Confused about this limit If $\lim_{x \to \infty} (-1)^x$ is undefined ...
Why is $\lim_{x \to \infty} (-1/4)^x$ zero?
Couldn't you take out the negative to make it $\lim_{x \to \infty} (-1)^x$ * $\lim_{x \to \infty} (-1/4)^x$ which would make it undefined?  
Does undefined * 0 = undefined or 0?
 A: You have the following: let $x\in\mathbb{N}$ then the sequence $a_x$ 
$$
a_x:=(-1)^x 
$$
can only take two possible values, $a_{2x}=1, a_{2x+1}=-1$ and therefore the limit does not exist.
If you now look to the sequence $b_x$ with
$$
b_x:=(-\frac14)^x 
$$
then you can make the following inequality work
$$
-(\frac14)^x\leq (-\frac14)^x\leq(\frac14)^x
$$
and $-(\frac14)^x,  (\frac14)^x$ both tend to zero as $x$ goes to  infinity. and therefore also $b_x=(-\frac14)^x $ goes to zero.
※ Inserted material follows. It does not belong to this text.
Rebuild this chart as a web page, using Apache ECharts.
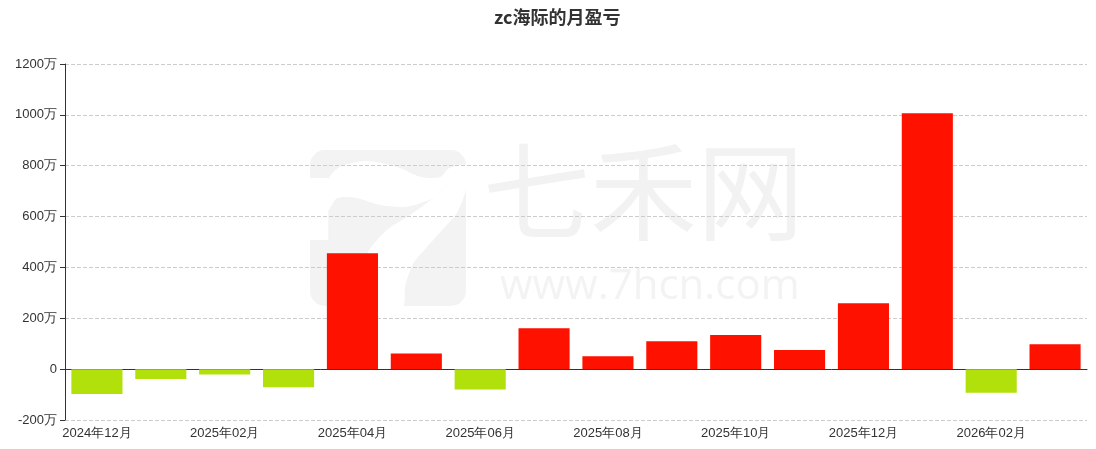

Now why can you not take out the $(-1)^x$ out of $b_x$? This is because the limit is not defined. if you want to 
$$
\lim_{x\to\infty}a_xb_x=\lim_{x\to\infty}a_x\lim_{x\to\infty}b_x
$$
both limits on the RHS have to exist.
A: An easier way to look at the reason why $\lim_{x \to \infty} \left(\frac{-1}{4}\right)^x = 0$ is by continuously dividing $1$ by a really large number so that the answer would be closer and closer to zero.
$$\lim_{x\to \infty} \left(\frac{-1}{4}\right)^x \approx \lim_{x \to \infty}\frac{\pm 1}{4^x}$$
$$\begin{align}
& \frac{1}{4^2} = \frac{1}{16} = 0.0625 \\
& \frac{1}{4^3} = \frac{1}{64} = 0.015625 \\
& \frac{1}{4^4} = \frac{1}{256} = 0.00390625 \\
\end{align}$$
So obviously as $x$ increases $\frac{1}{4^x}$ decreases, and since $x \to \infty$ you would obviously have a value of something near zero for very large values of $x$.
$$\frac{1}{4^{100}} = \frac{1}{160\, \cdots \,5301376} = 6.22 \cdot 10^{-61} \approx 0$$
As for the splitting part, you have to make sure that the limits would not be undefined so that they would be equal:
$$\begin{align}
\lim_{x \to \infty} (f(x)g(x)) & = \lim_{x \to \infty} f(x) \lim_{x \to \infty} g(x) \\ 
& \ne (\text{undefined}) \cdot \lim_{x \to \infty} g(x) \\
& \ne \text{undefined} \\
\end{align}$$
In this case we would have:
$$\begin{align}
\lim_{x \to \infty} \left(\frac{-1}{4}\right)^x & \ne \lim_{x \to \infty} \left((-1)^x \cdot \left(\frac{-1}{4}\right)^x\right)\\
& \ne (\text{undefined}) \cdot \lim_{x \to \infty} \left(\frac{-1}{4}\right)^x \\
& \ne \text{undefined} \\
\end{align}$$
Therefore factoring the $-1$ out of the fraction would be problematic, so I suggest that you just solve the limit directly as I have shown earlier.
A: Good question.
Notice that you are trying to make use of the rule that if $f$ and $g$ are two functions such that the limits $\lim_{x\to\infty} f(x)$ and $\lim_{x\to\infty} g(x)$ exist, then
$$\lim_{x\to\infty} f(x)g(x) = \lim_{x\to\infty} f(x)\lim_{x\to\infty} g(x).$$
That is, you want to split the limit of a product into the product of the limits - but in your case, we have $f(x) = (-1)^x$, and $g(x) = (\frac{1}{4})^x$, and it was necessary for the rule to apply that both limits $\lim_{x\to\infty} f(x)$ and $\lim_{x\to\infty} g(x)$ existed, but the limit for $f$ doesn't in this case.
In conclusion, the problem is that 
$$\lim_{x\to\infty} \left(-\frac{1}{4}\right)^x \neq \lim_{x\to\infty}(-1)^x\lim_{x\to\infty}\left(\frac{1}{4}\right)^x,$$
where the expression on the right hand side doesn't even make sense.